::: DATA RECORDS :::

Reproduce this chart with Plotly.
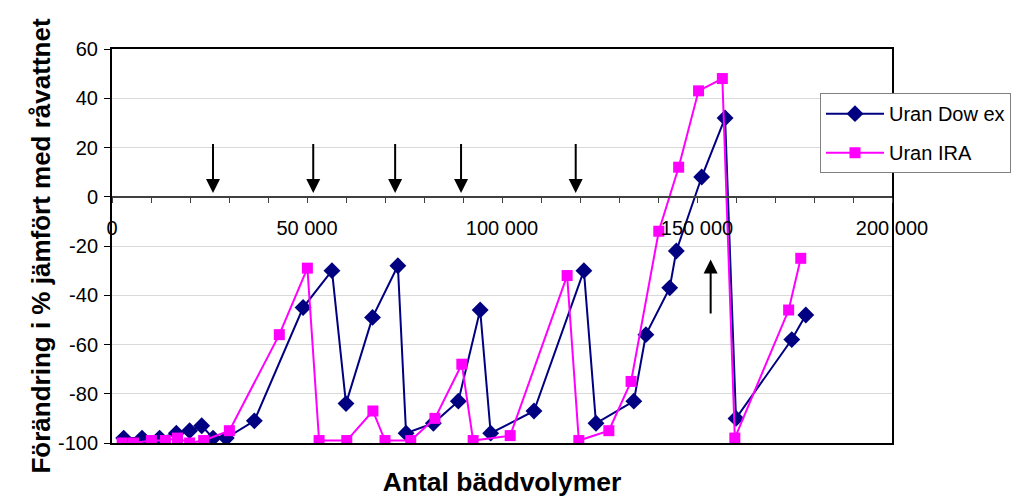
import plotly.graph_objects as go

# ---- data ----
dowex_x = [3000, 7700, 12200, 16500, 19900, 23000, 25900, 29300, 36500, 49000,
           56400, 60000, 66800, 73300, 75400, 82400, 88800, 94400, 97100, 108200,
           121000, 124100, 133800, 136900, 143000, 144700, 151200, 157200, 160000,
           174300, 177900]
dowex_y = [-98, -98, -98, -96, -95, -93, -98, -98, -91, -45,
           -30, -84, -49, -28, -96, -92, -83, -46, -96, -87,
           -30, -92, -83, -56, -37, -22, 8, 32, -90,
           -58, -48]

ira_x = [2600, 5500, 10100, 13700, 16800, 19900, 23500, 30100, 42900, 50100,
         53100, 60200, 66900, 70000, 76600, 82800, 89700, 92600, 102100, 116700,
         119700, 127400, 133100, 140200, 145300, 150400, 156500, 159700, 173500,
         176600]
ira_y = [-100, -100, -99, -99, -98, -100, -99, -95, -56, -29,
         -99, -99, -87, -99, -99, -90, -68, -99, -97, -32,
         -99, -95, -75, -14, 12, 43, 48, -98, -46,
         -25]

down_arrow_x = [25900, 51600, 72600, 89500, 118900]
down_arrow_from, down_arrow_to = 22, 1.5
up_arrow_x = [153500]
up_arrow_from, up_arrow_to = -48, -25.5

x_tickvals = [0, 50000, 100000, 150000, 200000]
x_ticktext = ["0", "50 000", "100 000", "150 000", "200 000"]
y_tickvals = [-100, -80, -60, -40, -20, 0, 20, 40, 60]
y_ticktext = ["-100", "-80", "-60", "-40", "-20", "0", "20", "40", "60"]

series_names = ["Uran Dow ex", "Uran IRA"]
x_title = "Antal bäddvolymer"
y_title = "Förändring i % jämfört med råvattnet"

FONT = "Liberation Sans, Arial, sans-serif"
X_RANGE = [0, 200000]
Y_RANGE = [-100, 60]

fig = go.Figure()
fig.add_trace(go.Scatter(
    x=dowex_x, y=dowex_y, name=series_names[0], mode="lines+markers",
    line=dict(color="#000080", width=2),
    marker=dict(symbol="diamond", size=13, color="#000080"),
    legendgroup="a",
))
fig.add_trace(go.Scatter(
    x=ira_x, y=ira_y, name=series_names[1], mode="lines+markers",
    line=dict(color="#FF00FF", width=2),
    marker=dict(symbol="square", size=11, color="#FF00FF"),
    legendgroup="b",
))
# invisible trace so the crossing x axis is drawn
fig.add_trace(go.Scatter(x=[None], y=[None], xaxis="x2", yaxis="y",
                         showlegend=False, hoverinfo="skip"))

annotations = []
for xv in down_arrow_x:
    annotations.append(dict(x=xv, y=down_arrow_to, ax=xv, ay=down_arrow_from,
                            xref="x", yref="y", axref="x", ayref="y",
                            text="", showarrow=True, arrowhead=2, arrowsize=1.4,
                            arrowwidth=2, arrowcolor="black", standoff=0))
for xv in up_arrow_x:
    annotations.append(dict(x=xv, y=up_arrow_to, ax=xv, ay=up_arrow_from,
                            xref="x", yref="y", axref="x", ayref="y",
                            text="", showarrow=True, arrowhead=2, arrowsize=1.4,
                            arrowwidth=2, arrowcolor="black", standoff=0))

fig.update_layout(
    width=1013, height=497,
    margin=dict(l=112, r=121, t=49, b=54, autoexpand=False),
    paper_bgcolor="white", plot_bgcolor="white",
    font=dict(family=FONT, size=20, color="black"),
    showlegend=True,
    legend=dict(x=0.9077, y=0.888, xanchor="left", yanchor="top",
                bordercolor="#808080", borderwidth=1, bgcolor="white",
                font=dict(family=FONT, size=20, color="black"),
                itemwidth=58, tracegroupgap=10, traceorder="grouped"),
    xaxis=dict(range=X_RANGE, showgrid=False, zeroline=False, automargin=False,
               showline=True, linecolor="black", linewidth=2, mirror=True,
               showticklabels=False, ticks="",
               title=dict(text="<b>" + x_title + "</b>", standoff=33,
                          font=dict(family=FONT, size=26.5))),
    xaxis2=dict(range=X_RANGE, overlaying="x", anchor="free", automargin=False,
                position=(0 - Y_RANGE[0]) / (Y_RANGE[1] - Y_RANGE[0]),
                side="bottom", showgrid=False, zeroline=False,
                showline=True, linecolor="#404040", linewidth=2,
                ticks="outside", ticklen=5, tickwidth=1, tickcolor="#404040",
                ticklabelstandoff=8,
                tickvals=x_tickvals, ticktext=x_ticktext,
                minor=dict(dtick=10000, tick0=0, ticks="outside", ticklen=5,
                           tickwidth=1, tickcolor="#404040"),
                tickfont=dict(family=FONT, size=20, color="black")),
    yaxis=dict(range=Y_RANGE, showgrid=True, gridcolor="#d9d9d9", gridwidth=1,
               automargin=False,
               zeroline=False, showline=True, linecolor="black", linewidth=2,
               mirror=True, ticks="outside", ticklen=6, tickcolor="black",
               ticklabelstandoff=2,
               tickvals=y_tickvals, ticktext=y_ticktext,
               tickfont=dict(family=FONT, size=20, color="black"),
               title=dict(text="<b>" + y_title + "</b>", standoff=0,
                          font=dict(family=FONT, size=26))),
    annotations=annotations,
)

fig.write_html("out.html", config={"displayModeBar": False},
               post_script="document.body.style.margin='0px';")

:::
::: DATA RECORDS :::

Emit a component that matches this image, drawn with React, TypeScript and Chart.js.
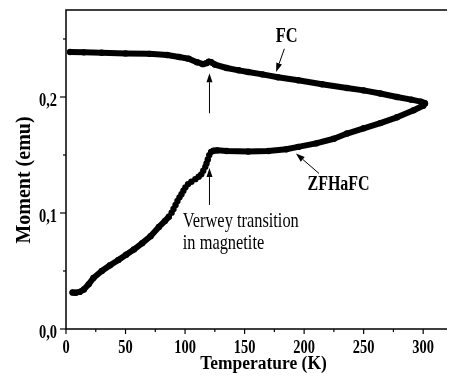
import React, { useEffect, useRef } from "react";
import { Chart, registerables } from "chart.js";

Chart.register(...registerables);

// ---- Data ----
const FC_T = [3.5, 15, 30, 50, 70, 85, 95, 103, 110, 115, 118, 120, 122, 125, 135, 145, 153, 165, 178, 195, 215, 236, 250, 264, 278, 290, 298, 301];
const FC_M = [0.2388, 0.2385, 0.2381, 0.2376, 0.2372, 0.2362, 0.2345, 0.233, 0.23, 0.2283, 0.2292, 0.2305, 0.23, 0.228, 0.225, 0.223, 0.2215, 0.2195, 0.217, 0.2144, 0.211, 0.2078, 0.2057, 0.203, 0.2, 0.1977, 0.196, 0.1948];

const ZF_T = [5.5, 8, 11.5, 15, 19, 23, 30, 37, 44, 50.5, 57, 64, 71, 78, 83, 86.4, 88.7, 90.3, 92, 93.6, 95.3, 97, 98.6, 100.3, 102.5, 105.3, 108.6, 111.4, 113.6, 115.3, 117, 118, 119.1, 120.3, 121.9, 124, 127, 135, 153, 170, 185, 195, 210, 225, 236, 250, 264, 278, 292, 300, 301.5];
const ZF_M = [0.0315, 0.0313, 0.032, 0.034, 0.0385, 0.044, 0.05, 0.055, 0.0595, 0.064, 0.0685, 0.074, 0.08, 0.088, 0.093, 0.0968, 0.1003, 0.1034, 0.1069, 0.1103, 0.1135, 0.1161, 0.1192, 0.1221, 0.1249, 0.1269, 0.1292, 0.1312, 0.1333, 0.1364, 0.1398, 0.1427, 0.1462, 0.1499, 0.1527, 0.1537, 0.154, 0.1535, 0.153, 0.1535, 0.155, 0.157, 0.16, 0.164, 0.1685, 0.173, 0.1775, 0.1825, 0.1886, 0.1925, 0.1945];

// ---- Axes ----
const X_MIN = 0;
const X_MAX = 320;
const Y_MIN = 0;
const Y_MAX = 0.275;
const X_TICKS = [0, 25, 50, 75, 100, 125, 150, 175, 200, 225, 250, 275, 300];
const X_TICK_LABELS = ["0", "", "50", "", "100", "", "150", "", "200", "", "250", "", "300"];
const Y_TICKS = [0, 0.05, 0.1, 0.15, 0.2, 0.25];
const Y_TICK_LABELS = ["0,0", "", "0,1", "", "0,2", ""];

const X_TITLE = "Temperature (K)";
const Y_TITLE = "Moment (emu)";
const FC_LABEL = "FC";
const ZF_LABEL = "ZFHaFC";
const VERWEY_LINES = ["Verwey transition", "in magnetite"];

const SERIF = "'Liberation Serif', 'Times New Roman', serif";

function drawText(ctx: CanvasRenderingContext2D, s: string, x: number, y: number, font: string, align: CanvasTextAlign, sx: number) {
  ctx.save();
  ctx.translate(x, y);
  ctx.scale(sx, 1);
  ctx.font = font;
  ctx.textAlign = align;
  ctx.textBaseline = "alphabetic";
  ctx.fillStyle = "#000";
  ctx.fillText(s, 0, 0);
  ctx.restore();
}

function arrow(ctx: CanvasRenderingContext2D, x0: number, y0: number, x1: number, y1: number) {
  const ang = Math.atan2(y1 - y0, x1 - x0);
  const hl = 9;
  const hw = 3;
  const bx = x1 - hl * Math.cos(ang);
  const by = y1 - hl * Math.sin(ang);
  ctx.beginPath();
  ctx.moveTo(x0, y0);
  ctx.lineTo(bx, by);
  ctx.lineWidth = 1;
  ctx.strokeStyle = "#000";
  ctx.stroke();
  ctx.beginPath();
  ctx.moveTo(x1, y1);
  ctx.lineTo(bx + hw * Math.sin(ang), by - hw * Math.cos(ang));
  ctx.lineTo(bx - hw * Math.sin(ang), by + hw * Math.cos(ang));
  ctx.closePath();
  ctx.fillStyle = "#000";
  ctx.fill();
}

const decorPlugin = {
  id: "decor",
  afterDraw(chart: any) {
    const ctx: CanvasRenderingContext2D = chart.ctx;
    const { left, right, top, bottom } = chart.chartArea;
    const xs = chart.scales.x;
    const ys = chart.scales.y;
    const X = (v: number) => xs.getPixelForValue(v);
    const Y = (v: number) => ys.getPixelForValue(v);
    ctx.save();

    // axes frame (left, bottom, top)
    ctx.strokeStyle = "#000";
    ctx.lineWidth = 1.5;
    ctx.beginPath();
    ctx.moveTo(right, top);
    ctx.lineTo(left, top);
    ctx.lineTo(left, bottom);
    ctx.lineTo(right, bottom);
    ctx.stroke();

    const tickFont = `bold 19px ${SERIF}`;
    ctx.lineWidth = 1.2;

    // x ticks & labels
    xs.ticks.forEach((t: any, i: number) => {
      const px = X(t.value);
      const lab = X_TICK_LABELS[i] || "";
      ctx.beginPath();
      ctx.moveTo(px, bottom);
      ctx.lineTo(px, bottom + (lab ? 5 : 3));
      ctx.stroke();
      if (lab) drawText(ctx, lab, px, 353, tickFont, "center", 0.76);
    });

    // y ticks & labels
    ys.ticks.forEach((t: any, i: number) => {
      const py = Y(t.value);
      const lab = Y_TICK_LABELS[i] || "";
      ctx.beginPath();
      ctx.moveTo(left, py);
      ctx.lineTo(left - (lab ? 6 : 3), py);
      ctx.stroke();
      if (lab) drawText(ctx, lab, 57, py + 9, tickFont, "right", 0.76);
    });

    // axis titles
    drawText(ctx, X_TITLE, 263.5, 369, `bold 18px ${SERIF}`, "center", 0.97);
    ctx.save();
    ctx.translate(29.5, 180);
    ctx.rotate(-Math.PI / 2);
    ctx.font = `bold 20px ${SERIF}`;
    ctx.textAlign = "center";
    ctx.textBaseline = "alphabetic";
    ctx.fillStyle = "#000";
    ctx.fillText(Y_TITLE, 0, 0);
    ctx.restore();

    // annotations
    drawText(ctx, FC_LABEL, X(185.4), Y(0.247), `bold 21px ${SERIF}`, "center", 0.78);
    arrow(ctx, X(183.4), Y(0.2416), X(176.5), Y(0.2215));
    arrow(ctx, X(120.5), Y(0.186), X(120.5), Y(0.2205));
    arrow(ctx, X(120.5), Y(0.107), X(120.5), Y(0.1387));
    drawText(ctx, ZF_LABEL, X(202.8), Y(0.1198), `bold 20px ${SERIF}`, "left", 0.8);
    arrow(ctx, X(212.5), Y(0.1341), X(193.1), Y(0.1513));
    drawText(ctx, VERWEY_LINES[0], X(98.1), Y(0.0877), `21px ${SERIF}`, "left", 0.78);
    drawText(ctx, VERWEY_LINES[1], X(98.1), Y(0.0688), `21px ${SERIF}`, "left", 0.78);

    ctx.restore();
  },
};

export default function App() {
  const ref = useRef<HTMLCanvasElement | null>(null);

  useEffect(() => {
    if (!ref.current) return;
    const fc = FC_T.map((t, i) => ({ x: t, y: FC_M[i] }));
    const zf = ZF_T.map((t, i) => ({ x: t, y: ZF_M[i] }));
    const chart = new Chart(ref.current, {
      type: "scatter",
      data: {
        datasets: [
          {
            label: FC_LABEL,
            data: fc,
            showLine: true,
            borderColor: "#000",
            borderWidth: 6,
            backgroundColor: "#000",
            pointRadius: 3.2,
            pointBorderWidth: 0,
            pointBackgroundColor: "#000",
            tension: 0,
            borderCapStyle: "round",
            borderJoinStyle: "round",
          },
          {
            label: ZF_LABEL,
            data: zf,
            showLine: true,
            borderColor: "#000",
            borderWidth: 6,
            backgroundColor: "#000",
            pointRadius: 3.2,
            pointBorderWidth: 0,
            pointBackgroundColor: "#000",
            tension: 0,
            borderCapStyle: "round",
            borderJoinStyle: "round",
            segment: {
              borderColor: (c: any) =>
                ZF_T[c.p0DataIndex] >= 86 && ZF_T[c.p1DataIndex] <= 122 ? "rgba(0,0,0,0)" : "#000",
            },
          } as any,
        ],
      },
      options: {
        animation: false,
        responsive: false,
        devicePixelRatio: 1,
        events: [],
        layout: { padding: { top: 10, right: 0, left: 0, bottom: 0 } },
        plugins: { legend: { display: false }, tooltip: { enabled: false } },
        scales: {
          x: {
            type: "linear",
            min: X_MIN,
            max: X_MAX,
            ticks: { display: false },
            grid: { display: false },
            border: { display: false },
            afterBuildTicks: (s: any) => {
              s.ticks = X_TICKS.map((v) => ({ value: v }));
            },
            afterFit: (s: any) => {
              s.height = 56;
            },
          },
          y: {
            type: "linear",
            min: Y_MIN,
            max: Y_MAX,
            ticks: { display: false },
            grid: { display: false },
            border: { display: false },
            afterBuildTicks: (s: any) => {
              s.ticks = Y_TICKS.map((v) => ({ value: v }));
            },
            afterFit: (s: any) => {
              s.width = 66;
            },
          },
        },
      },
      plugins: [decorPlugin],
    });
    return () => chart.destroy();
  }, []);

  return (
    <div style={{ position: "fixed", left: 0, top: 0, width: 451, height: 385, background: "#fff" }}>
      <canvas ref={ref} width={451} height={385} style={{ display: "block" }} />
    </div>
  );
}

:::

**TASK DETAILS**
Tell how many lines in the material contain the word "this". Only the number is wanted.

**OUTPUT OF THE EXERCISE**
2